Los adioses

Ramón Pernas
Ramón pernas NORDÉS

OPINIÓN

15 jul 2017 . Actualizado a las 05:00 h.

Las salas de espera de los aeropuertos -tediosas, escasamente cómodas y en estos días abarrotadas- son un excelente lugar para estudiar, escuchar e incluso emocionarse con los comportamientos de las despedidas. Andaba yo planteándome personajes de las páginas de mi próxima novela mientras esperaba un vuelo doméstico, cuando me vi sorprendido por la inmediata salida de un vuelo para Londres. Todavía no habíamos pasado la barrera que accede a las salidas, la que te obliga a depositar tu memoria en una caja de plástico donde dejas el reloj, el teléfono móvil, las monedas y el cinturón que sujeta tus pantalones, cuando a mi lado tres jóvenes alborozados festejaban el término de sus vacaciones asturianas y se reincorporaban a su destino laboral londinense. Uno de ellos estaba aquejado de un ataque de morriña porque se perdía las fiestas del Carmen de su pueblo y la exhibición nocturna de la orgía de voladores, bombas de palenque, cohetes de las fiestas populares, que en su pueblo eran un especial espectáculo pirotécnico. Los tres muchachos celebraban en su conversación el disfrute de tres semanas de vacaciones y emprendían alegres el camino de vuelta.

Cerca de ellos, otras tres personas se despedían de manera totalmente opuesta. Las lágrimas de los tres empañaban sus miradas. Eran una mujer, todavía joven, un muchacho algo mayor que ella y quien me pareció el padre de ambos. La mujer cogía el mismo vuelo, iba al mismo destino que los alegres rapaces que continuaban riendo y contando experiencias de sus recientes vacaciones. A diferencia de ellos, la mujer había viajado a Asturias para despedir a su madre, que había fallecido la semana anterior.
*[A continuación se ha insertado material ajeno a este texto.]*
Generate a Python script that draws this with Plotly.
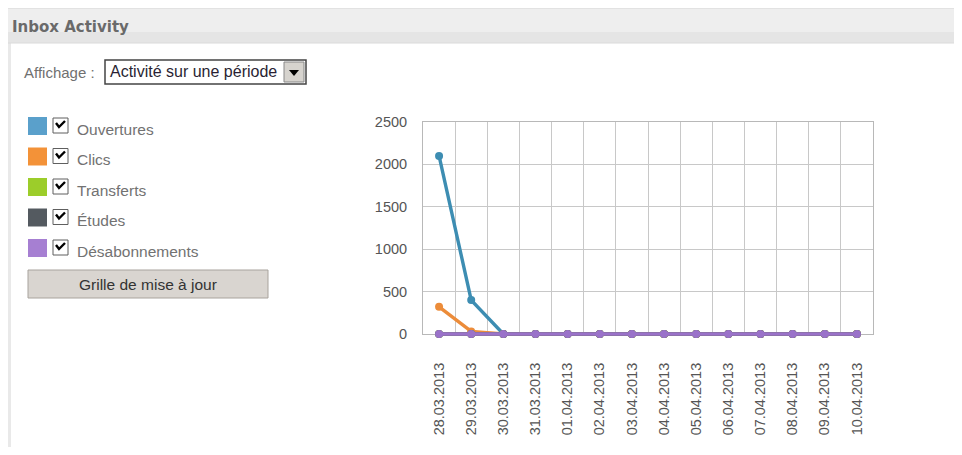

La acompañaban su hermano mayor y su padre. Las lágrimas eran un réquiem que compartían sus dos acompañantes. Eran la cruz de la moneda que tenía en su cara el bullicio juvenil que antes describí someramente. Eran dos adioses antagónicos, la alegría y la tristeza, la fiesta y el dolor, la celebración de la vida y la muerte como despedida. Y mi reflexión inmediata me aconsejaba dirigirme al primer grupo y contarle la tragedia que estaba sucediendo a sus espaldas. El destino era el mismo, pero las razones eran divergentes.

Me gustaría conocer ambas historias, y contar que los tres muchachos eran emigrantes de la última hornada que llevó fuera a nuestros chavales, e imaginaba que los tres eran científicos que elaboraban una nueva vacuna en un laboratorio británico, y que la persona mayor del otro grupo, el viudo reciente que decía adiós con su mano levantada a su hija que regresaba a Londres, era un viejo minero que había sido picador en uno de los pozos míticos de la literatura asturiana de combate. Acaso era solo un funcionario jubilado, o el dueño de un chigre, de un bar, de pueblo. Pero a mí se me antojaba imaginarlo de picador.

Su avión salía antes que el mío y me dio tiempo a especular y a reubicarlos en la madeja de mi cabeza y hacerlos protagonistas de una historia generada en ese far niente de una espera prolongada. Lo cierto eran los adioses, las despedidas, la madre muerta y el dolor consiguiente que la alegre muchachada convertía en verano el cielo entoldado de un otoño precoz.

Son sucesos cotidianos que acontecen en los aeropuertos, cuando no tienes prisa y te sorprenden las historias ajenas.